# Lastolite Hotrod Octa / Striplight softboxes - are they good?



## polarhannes (Jan 16, 2014)

Hello CR users,

I'm looking for new softboxes to get more flexibility with my setup (4x 600EX-RT, already have some umbrellas and cheaper softboxes)

Did anyone try the Lastolite Hotrod Octa 36" (90cm) softbox or maybe owns it?
http://www.lastolite.us/hotrod-speed-lite-octa-box-36-new-llls2690
Did you like it? What were your experiences?

Same for their Hotrod Strip Softbox - is it any good?
http://www.lastolite.us/hotrod-speed-lite-strip-box-12-x-48

Thanks for sharing your opinion / thoughts!


----------



## neuroanatomist (Jan 16, 2014)

I have the 12x48" Hot Rod Strip Box (and a couple of their Ezyboxes). Although it's not as easy to set up as the Ezybox (they call them that for a reason!), it sets up pretty quick (it's more work to assemble the first time you set it up) and the stripbox is robust (it comes with a swivel mount, but I usually use a Manfrotto 026 which is sturdier). It's great on a boom over a group portrait, for example.

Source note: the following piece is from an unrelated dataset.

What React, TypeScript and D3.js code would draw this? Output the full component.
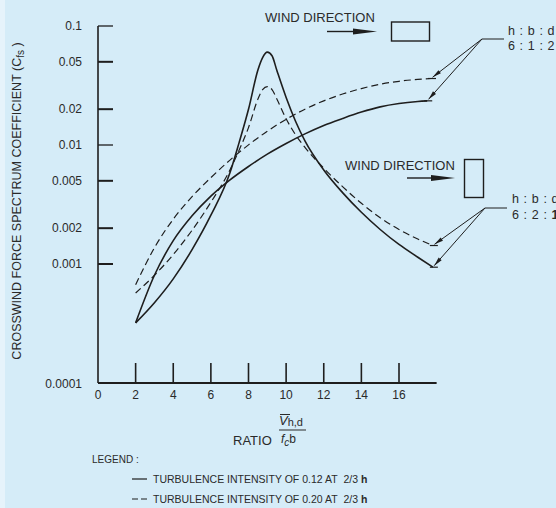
import React from 'react';
import * as d3 from 'd3';

// ---------- data ----------
const X_TICKS = [0, 2, 4, 6, 8, 10, 12, 14, 16];
const Y_TICKS = [0.1, 0.05, 0.02, 0.01, 0.005, 0.002, 0.001, 0.0001];
const Y_TICK_LABELS = ['0.1', '0.05', '0.02', '0.01', '0.005', '0.002', '0.001', '0.0001'];

// h:b:d = 6:1:2 (monotonic curves)
const RATIO_612_SOLID = [2, 3, 4, 5, 6, 7, 8, 9, 10, 11, 12, 13, 14, 15, 16, 17, 17.5];
const CFS_612_SOLID = [0.00032, 0.000804, 0.00157, 0.00254, 0.00372, 0.00507, 0.0066, 0.00838, 0.0103, 0.0124, 0.0146, 0.0167, 0.0189, 0.0209, 0.0223, 0.0232, 0.0235];
const RATIO_612_DASHED = [2, 3, 4, 5, 6, 7, 8, 9, 10, 11, 12, 13, 14, 15, 16, 17, 17.7];
const CFS_612_DASHED = [0.00067, 0.00137, 0.00238, 0.00368, 0.00532, 0.00743, 0.01002, 0.01306, 0.01644, 0.02, 0.0235, 0.0268, 0.0298, 0.0324, 0.0343, 0.0356, 0.0362];

// h:b:d = 6:2:1 (peaked curves)
const RATIO_621 = [2, 3, 4, 5, 6, 7, 7.5, 8, 8.5, 8.75, 9, 9.25, 9.5, 10, 10.5, 11, 12, 13, 14, 15, 16, 17, 17.8];
const CFS_621_SOLID = [0.00032, 0.000473, 0.00075, 0.00132, 0.00257, 0.00575, 0.01047, 0.01995, 0.0427, 0.0543, 0.0603, 0.0562, 0.0427, 0.0251, 0.01585, 0.01084, 0.00617, 0.00398, 0.00272, 0.00195, 0.00146, 0.00114, 0.00094];
const CFS_621_DASHED = [0.00057, 0.000804, 0.0012, 0.00192, 0.0033, 0.00611, 0.00904, 0.014, 0.0243, 0.0292, 0.031, 0.0292, 0.0245, 0.0166, 0.0122, 0.00955, 0.00638, 0.00447, 0.00324, 0.00245, 0.00195, 0.00162, 0.00143];

const LEGEND_ITEMS = [
  'TURBULENCE INTENSITY OF 0.12 AT\u00a0\u00a02/3 ',
  'TURBULENCE INTENSITY OF 0.20 AT\u00a0\u00a02/3 ',
];

// ---------- layout ----------
const W = 556;
const H = 508;
const BG = '#d5ecf8';
const INK = '#1e1e1e';
const TXT = '#2a2a2a';
const FONT = '"Liberation Sans", Arial, sans-serif';

const x = d3.scaleLinear().domain([0, 16]).range([98, 399]);
const y = d3.scaleLog().domain([0.0001, 0.1]).range([383, 26]);

const line = d3
  .line<[number, number]>()
  .x((d) => x(d[0]))
  .y((d) => y(d[1]))
  .curve(d3.curveMonotoneX);

const zip = (xs: number[], ys: number[]) => xs.map((v, i) => [v, ys[i]] as [number, number]);

const SERIES = [
  { pts: zip(RATIO_612_SOLID, CFS_612_SOLID), dashed: false },
  { pts: zip(RATIO_612_DASHED, CFS_612_DASHED), dashed: true },
  { pts: zip(RATIO_621, CFS_621_SOLID), dashed: false },
  { pts: zip(RATIO_621, CFS_621_DASHED), dashed: true },
];

const endOf = (pts: [number, number][]) => {
  const p = pts[pts.length - 1];
  return [x(p[0]), y(p[1])];
};

function Arrow({ x1, y1, x2, y2, len = 24, half = 3 }: any) {
  const ang = Math.atan2(y2 - y1, x2 - x1);
  const bx = x2 - len * Math.cos(ang);
  const by = y2 - len * Math.sin(ang);
  const nx = -Math.sin(ang) * half;
  const ny = Math.cos(ang) * half;
  return (
    <g>
      <line x1={x1} y1={y1} x2={bx} y2={by} stroke={INK} strokeWidth={1.4} />
      <path d={`M${x2},${y2}L${bx + nx},${by + ny}L${bx - nx},${by - ny}Z`} fill={INK} />
    </g>
  );
}

function Leader({ ox, oy, ends }: { ox: number; oy: number; ends: number[][] }) {
  return (
    <g>
      <line x1={ox} y1={oy} x2={ox + 22} y2={oy} stroke={INK} strokeWidth={1} />
      {ends.map(([ex, ey], i) => {
        const ang = Math.atan2(ey - oy, ex - ox);
        const tx = ex - 2 * Math.cos(ang);
        const ty = ey - 2 * Math.sin(ang);
        const bx = tx - 9 * Math.cos(ang);
        const by = ty - 9 * Math.sin(ang);
        const nx = -Math.sin(ang) * 2;
        const ny = Math.cos(ang) * 2;
        return (
          <g key={i}>
            <line x1={ox} y1={oy} x2={tx} y2={ty} stroke={INK} strokeWidth={1} />
            <path d={`M${tx},${ty}L${bx + nx},${by + ny}L${bx - nx},${by - ny}Z`} fill={INK} />
          </g>
        );
      })}
    </g>
  );
}

export default function App() {
  const ends612 = [endOf(SERIES[1].pts), endOf(SERIES[0].pts)];
  const ends621 = [endOf(SERIES[3].pts), endOf(SERIES[2].pts)];
  const axisEnd = x(18);
  return (
    <svg
      width={W}
      height={H}
      viewBox={`0 0 ${W} ${H}`}
      style={{ position: 'absolute', left: 0, top: 0, display: 'block' }}
      fontFamily={FONT}
    >
      <rect x={0} y={0} width={W} height={H} fill={BG} />
      <rect x={0} y={0} width={5} height={H} fill="#e6f3fb" />

      {/* axes */}
      <line x1={x(0)} y1={y(0.1)} x2={x(0)} y2={y(0.0001)} stroke={INK} strokeWidth={1.6} />
      <line x1={x(0)} y1={y(0.0001)} x2={axisEnd} y2={y(0.0001)} stroke={INK} strokeWidth={1.8} />
      {Y_TICKS.map((t, i) => (
        <g key={'yt' + i}>
          {t !== 0.0001 && (
            <line x1={x(0)} y1={y(t)} x2={x(0) + 15} y2={y(t)} stroke={INK} strokeWidth={t === 0.1 || t === 0.01 ? 1.3 : 2} />
          )}
          <text x={82} y={y(t) + (t === 0.0001 ? 5 : 4)} textAnchor="end" fontSize={12} fill={TXT}>
            {Y_TICK_LABELS[i]}
          </text>
        </g>
      ))}
      {X_TICKS.map((t) => (
        <g key={'xt' + t}>
          {t !== 0 && <line x1={x(t)} y1={y(0.0001)} x2={x(t)} y2={y(0.0001) - 20} stroke={INK} strokeWidth={1.6} />}
          <text x={x(t)} y={y(0.0001) + 16} textAnchor="middle" fontSize={12} fill={TXT}>
            {t}
          </text>
        </g>
      ))}

      {/* y axis title */}
      <text transform="translate(21,201) rotate(-90)" textAnchor="middle" fontSize={12.5} fill={TXT}>
        CROSSWIND FORCE SPECTRUM COEFFICIENT (C
        <tspan fontSize={10} dy={3}>fs</tspan>
        <tspan dy={-3}> )</tspan>
      </text>

      {/* x axis title */}
      <text x={233} y={445} fontSize={13} fill={TXT}>RATIO</text>
      <text x={279} y={425} fontSize={13} fill={TXT}>
        <tspan fontStyle="italic">V</tspan>
        <tspan fontSize={11} dy={1}>h,d</tspan>
      </text>
      <line x1={280} y1={414.5} x2={290} y2={414.5} stroke={TXT} strokeWidth={1} />
      <line x1={279} y1={430} x2={306} y2={430} stroke={TXT} strokeWidth={1} />
      <text x={281} y={443} fontSize={12} fill={TXT}>
        <tspan fontStyle="italic">f</tspan>
        <tspan fontSize={10} fontStyle="italic" dy={3}>c</tspan>
        <tspan fontSize={12} dy={-3}>b</tspan>
      </text>

      {/* curves */}
      {SERIES.map((s, i) => (
        <path
          key={'s' + i}
          d={line(s.pts) || ''}
          fill="none"
          stroke={INK}
          strokeWidth={s.dashed ? 1.2 : 1.6}
          strokeDasharray={s.dashed ? '7 4' : undefined}
        />
      ))}
      {/* end caps */}
      {SERIES.map((s, i) => {
        const [ex, ey] = endOf(s.pts);
        return <line key={'c' + i} x1={ex - 3} y1={ey} x2={ex + 5} y2={ey} stroke={INK} strokeWidth={1.2} />;
      })}

      {/* annotations: 6:1:2 */}
      <text x={265} y={22} fontSize={13} fill={TXT}>WIND DIRECTION</text>
      <Arrow x1={327} y1={31.5} x2={377} y2={31.5} />
      <rect x={391.5} y={22} width={38} height={19} fill="none" stroke={INK} strokeWidth={1.4} />
      <Leader ox={482} oy={39} ends={ends612} />
      <text x={508} y={35} fontSize={12.5} letterSpacing={0.6} fill={TXT}>h : b : d</text>
      <text x={508} y={50} fontSize={12.5} letterSpacing={0.6} fill={TXT}>6 : 1 : 2</text>

      {/* annotations: 6:2:1 */}
      <text x={345} y={170} fontSize={13} fill={TXT}>WIND DIRECTION</text>
      <Arrow x1={407} y1={178} x2={455} y2={178} />
      <rect x={464.5} y={159.5} width={19} height={38} fill="none" stroke={INK} strokeWidth={1.4} />
      <Leader ox={485} oy={208} ends={ends621} />
      <text x={512} y={203} fontSize={12.5} letterSpacing={0.6} fill={TXT}>h : b : d</text>
      <text x={512} y={219} fontSize={12.5} letterSpacing={0.6} fill={TXT}>
        6 : 2 : <tspan fontWeight="bold">1</tspan>
      </text>

      {/* legend */}
      <text x={92} y={463} fontSize={10} fill={TXT}>LEGEND :</text>
      <line x1={132} y1={479} x2={147} y2={479} stroke={INK} strokeWidth={1.2} />
      <text x={153} y={483} fontSize={10.5} fill={TXT}>
        {LEGEND_ITEMS[0]}
        <tspan fontWeight="bold">h</tspan>
      </text>
      <line x1={132} y1={499} x2={147} y2={499} stroke={INK} strokeWidth={1.2} strokeDasharray="6 3" />
      <text x={153} y={503} fontSize={10.5} fill={TXT}>
        {LEGEND_ITEMS[1]}
        <tspan fontWeight="bold">h</tspan>
      </text>
    </svg>
  );
}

For a 36" octabox, I'd be a bit worried about using just one speedlite due to the larger surface area (close to double the area of the 12x48" or a 24" square soft box). You might consider one of the Ezybox II Octas (31" and 40" versions available), which can take the quad bracket so you can use 1-4 flashes in it (or adapt it to a monolight).


----------